Is Apple Likely to “Lose” the Samsung Trial?

The jury will begin its deliberations in the Apple vs. Samsung trial on August 21.   Many of the press reports and bloggers covering the trial have focused on evidence and interim rulings adverse to Samsung.  It seems contrarian to suggest that Apple has a great deal of risk both inside and outside the courtroom.  But it does.

Juries are inscrutable and unpredictable.  Yet, more often than not, they get it “right” by punishing what they perceive as bad conduct based on a few key pieces of documentary or testimonial evidence.  Here is a prediction: Apple will “win” a verdict that Samsung infringed upon some patents but the amount awarded will be far less than the $2.5 billion Apple seeks.  Apple seeks damages for infringement of utility and design patents.  As explained well by Christopher Carani, claims of infringement on these two types of patents leads to different damages.   Only the breach of design patents requires infringers to repay all profits from the sales of the infringing devices.  Of Apple’s $2.5 billion claim for damages, $2 billion relates to the design patents claims.

As explained by Ed Black in Forbes, the design patent claims are controversial.  As a policy matter, many lay observers are uncomfortable with the notion that the shape and appearance of an iPhone or iPad deserves protection, or at least that it deserves exponentially more protection (because of the available damages) than utility patents.  Ultimately, Congress may address that.
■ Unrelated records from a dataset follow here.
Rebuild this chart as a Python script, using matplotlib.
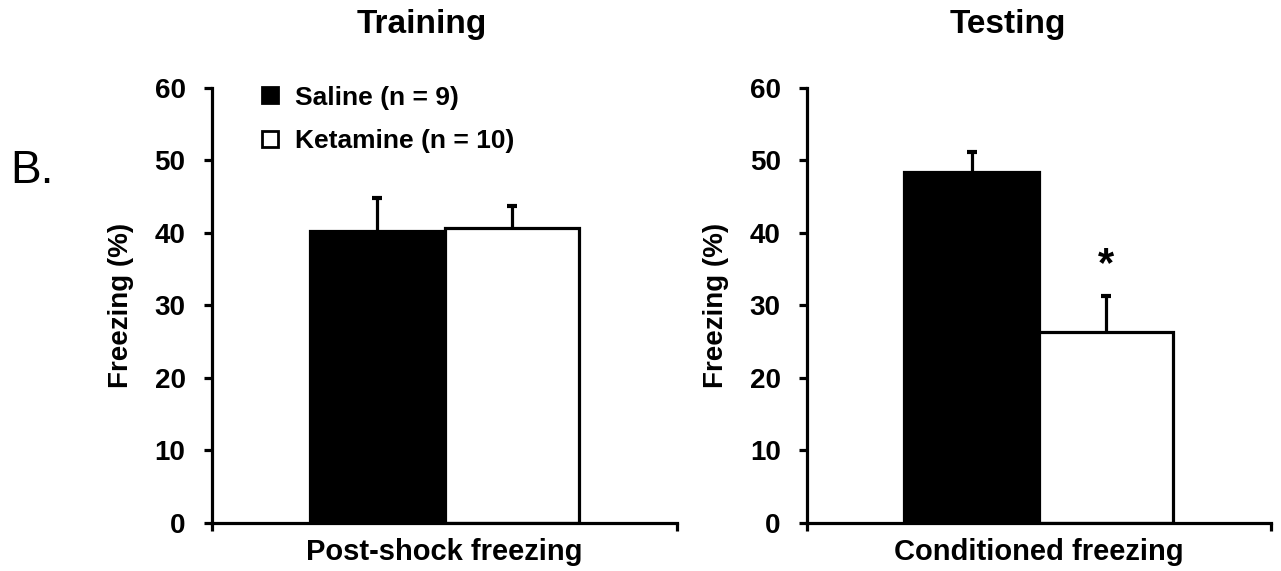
import matplotlib
matplotlib.use("Agg")
import matplotlib.pyplot as plt
from matplotlib.lines import Line2D

plt.rcParams['font.family'] = ['Liberation Sans', 'DejaVu Sans']
plt.rcParams['font.weight'] = 'bold'

# data
groups = ["Saline (n = 9)", "Ketamine (n = 10)"]
bar_colors = ["black", "white"]
panel_titles = ["Training", "Testing"]
panel_xlabels = ["Post-shock freezing", "Conditioned freezing"]
training_means = [40.2, 40.7]
training_sems = [4.6, 3.0]
testing_means = [48.4, 26.4]
testing_sems = [2.8, 4.9]
y_ticks = [0, 10, 20, 30, 40, 50, 60]

fig = plt.figure(figsize=(12.81, 5.71), dpi=100)
ax1 = fig.add_axes([0.1655, 0.0841, 0.363, 0.762])
ax2 = fig.add_axes([0.630, 0.0841, 0.362, 0.762])

lw = 2.3
bw = 0.29
xpos = [0.5 - bw / 2, 0.5 + bw / 2]

for ax, means, sems, xl in [(ax1, training_means, training_sems, panel_xlabels[0]),
                            (ax2, testing_means, testing_sems, panel_xlabels[1])]:
    ax.bar(xpos, means, width=bw, color=bar_colors, edgecolor="black",
           linewidth=lw, zorder=2)
    # upper error bars only
    tops = [m + s for m, s in zip(means, sems)]
    ax.vlines(xpos, means, tops, color="black", linewidth=2.3, zorder=1)
    ax.plot(xpos, tops, ls="none", marker="_", markersize=7, mew=3,
            color="black", zorder=1)
    ax.set_xlim(0, 1)
    ax.set_ylim(0, 60)
    ax.set_yticks(y_ticks)
    ax.set_xticks([0, 1])
    ax.set_xticklabels(["", ""])
    for s in ["top", "right"]:
        ax.spines[s].set_visible(False)
    for s in ["left", "bottom"]:
        ax.spines[s].set_linewidth(lw)
    ax.tick_params(axis="both", direction="out", length=6, width=lw,
                   labelsize=20, pad=13)
    ax.set_xlabel(xl, fontsize=21, fontweight="bold")
    ax.xaxis.set_label_coords(0.5, -0.035)
    ax.set_ylabel("Freezing (%)", fontsize=20, fontweight="bold")
    ax.yaxis.set_label_coords(-0.168, 0.5)
    for lab in ax.get_yticklabels():
        lab.set_fontweight("bold")

# significance star
ax2.text(xpos[1], testing_means[1] + testing_sems[1] + 4.2, "*",
         ha="center", va="center", fontsize=30, fontweight="bold")

handles = [Line2D([], [], ls="none", marker="s", markersize=12,
                  markerfacecolor=c, markeredgecolor="black", markeredgewidth=2)
           for c in bar_colors]
ax1.legend(handles, groups, loc="upper left", bbox_to_anchor=(0.05, 1.06),
           frameon=False, handlelength=0.8, handletextpad=0.55,
           labelspacing=0.75, prop={"size": 19, "weight": "bold"})

fig.text(422 / 1281, 1 - 25 / 571, panel_titles[0], ha="center", va="center",
         fontsize=24, fontweight="bold")
fig.text(1008 / 1281, 1 - 25 / 571, panel_titles[1], ha="center", va="center",
         fontsize=24, fontweight="bold")
fig.text(10 / 1281, 1 - 183 / 571, "B.", ha="left", va="baseline",
         fontsize=33, fontweight="normal")

fig.savefig("out.png", dpi=100)
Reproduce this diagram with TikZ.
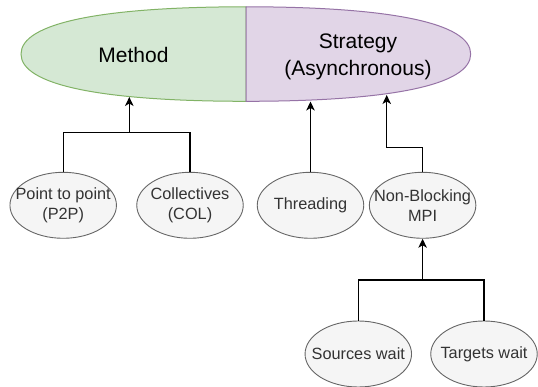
\documentclass[tikz,border=0pt]{standalone}
\usepackage{fontspec}
\setmainfont{Liberation Sans}
\usetikzlibrary{shapes.geometric,arrows.meta}
\definecolor{gfill}{HTML}{D5E8D4}
\definecolor{gline}{HTML}{82B366}
\definecolor{pfill}{HTML}{E1D5E7}
\definecolor{pline}{HTML}{9673A6}
\definecolor{nfill}{HTML}{F5F5F5}
\definecolor{nline}{HTML}{666666}
\definecolor{ntext}{HTML}{333333}
\tikzset{
  leaflabel/.style={align=center, text=ntext, inner sep=0pt,
    font=\fontsize{16.3}{20.3}\selectfont},
  leaf/.style={ellipse, draw=nline, fill=nfill, line width=0.9pt,
    minimum width=106.5pt, minimum height=66pt, inner sep=0pt,
    label={[leaflabel]center:{#1}}},
  bigtext/.style={align=center, text=black, inner sep=0pt,
    font=\fontsize{21}{27.4}\selectfont},
  conn/.style={draw=black, line width=1.2pt},
  arr/.style={conn, -{Stealth[length=9pt,width=8.5pt,inset=2.5pt]}}
}
\begin{document}
\begin{tikzpicture}[x=1pt,y=-1pt]
\useasboundingbox (0,0) rectangle (538,387);
% top split ellipse (k = 0.65)
\filldraw[fill=gfill, draw=gline, line width=1pt]
  (246,6.8) .. controls (99.75,6.8) and (21,23.35) .. (21,54.05)
  .. controls (21,84.75) and (99.75,101.3) .. (246,101.3) -- cycle;
\filldraw[fill=pfill, draw=pline, line width=1pt]
  (246,6.8) .. controls (392.05,6.8) and (470.7,23.35) .. (470.7,54.05)
  .. controls (470.7,84.75) and (392.05,101.3) .. (246,101.3) -- cycle;
\node[bigtext] (method) at (133.5,55) {Method};
\node[bigtext] (strategy) at (358,56.7) {Strategy\\(Asynchronous)};
% leaves
\node[leaf={Point to point\\(P2P)}] (p2p) at (63.2,205.3) {};
\node[leaf={Collectives\\(COL)}] (col) at (190,205.3) {};
\node[leaf={Threading}] (thr) at (310.5,205.3) {};
\node[leaf={Non-Blocking\\MPI}] (nb) at (422.6,205.3) {};
\node[leaf={Sources wait}] (src) at (358.3,354) {};
\node[leaf={Targets wait}] (tgt) at (484,354) {};
% connectors
\coordinate (mj) at (129.3,132.6);
\coordinate (mtip) at (129.3,97);
\coordinate (ttip) at (310.5,101.5);
\coordinate (nbtip) at (386.7,95);
\coordinate (bj) at (422.6,280);
\draw[conn] (p2p.north) |- (mj) -| (col.north);
\draw[arr] (mj) -- (mtip);
\draw[arr] (thr.north) -- (ttip);
\draw[arr] (nb.north) -- ++(0,-24) -| (nbtip);
\draw[conn] (src.north) |- (bj) -| (tgt.north);
\draw[arr] (bj) -- (nb.south);
\end{tikzpicture}
\end{document}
In the meantime,  $2 billion is an astronomical sum to ask a jury to award for breaching design patents.  Thus, the lion’s share of Apple’s damages relate to its claims that have a weaker emotional resonance to a jury.

By suing for infringement of both the design and utility patents in the same lawsuit, Apple has enabled a path that would allow the jury to find that Samsung willfully copied Apple but yet award more modest damages – find Samsung liable only for breaching utility patents.  The jury could reach this conclusion by finding either that the design patents are not valid or that Samsung did not infringe them.  As for proof of infringementl, Apple introduced evidence such as the slideshow  that reflected its analysis of many aspects of Apple products.  Likewise, Apple introduced evidence that Google sent an email  asking Samsung to change its tablet because its features were too similar to Apple’s.  While Samsung offered contrary arguments for these pieces of evidence, they may well persuade a jury that Samsung should be held liable.

Juries often reach decisions on damages by way of compromise.  While Apple seeks approximately $500 million for breach of utility patents, Samsung’s calculation of damages is considerably lower.  Thus, some jurors may favor damages considerably less than $500 million.  Nevertheless, as some jurors may have lingering concerns about the design patents, and therefore may favor damages greater than $500 million, I would not be surprised  to see a verdict on Apple’s claims in the range of $500 million as the jury’s compromise.  This is also supported by the evidence  that Apple had offered to license its patents for about $250 million per year.  Given the swift pace of innovation in the smartphone market, one could view two years of royalties as fair compensation.

Samsung seeks more than $400 million on its counterclaims.  It is not unlikely that that the jury will want to issue an award to Samsung on the counterclaims, particularly for patents relating to standards used in smartphones.  These patents show that Samsung is responsible for innovation.  Sometimes, offering damages to both parties is a way that jurors say “a pox on both your houses.”  Net, net, I predict Samsung will owe Apple in the range of $300 million.

Would a $300 million  verdict in its favor be a “loss” for Apple? Well, for starters, it is a bit more than 10% of what it seeks.  As a practical matter, participants in the smartphone patents wars, including Apple, pay billions of dollars for patent portfolios, so it could cause many to re-think the ROI for these purchases, particularly of design patents.  Taking this case to trial likely cost at least $20 million in legal and expert fees and distracted Apple’s management and witnesses.   But there are other intangible risks:

  •             A company once seen as a rebel committed to innovation may now be seen as a bully who uses litigation to get its way.
  •             The trial forced a zealously secretive Apple into disclosing how it designs new products.  These types of disclosures run the risk of reducing Apple’s mystique.
  •             Apple has elevated Samsung by bringing this lawsuit, which has been portrayed as a clash among tech titans.  Samsung educated observers about how its technologies make smartphones possible.  But for this trial, there are many consumers who may not have realized that Samsung is in Apple’s rarefied league.
  •             Going to trial (as opposed to settling) with Samsung provided more opportunities for Google, Apple’s chief rival in the     patent wars, to improve its own strategy to defend itself from Apple’s patent claims.

Factoring in these intangibles, one could well argue that Apple may end up losing by winning its lawsuit against Samsung.   Time will tell.  Too bad Intrade has not set up a market for predictions on the outcome of this trial.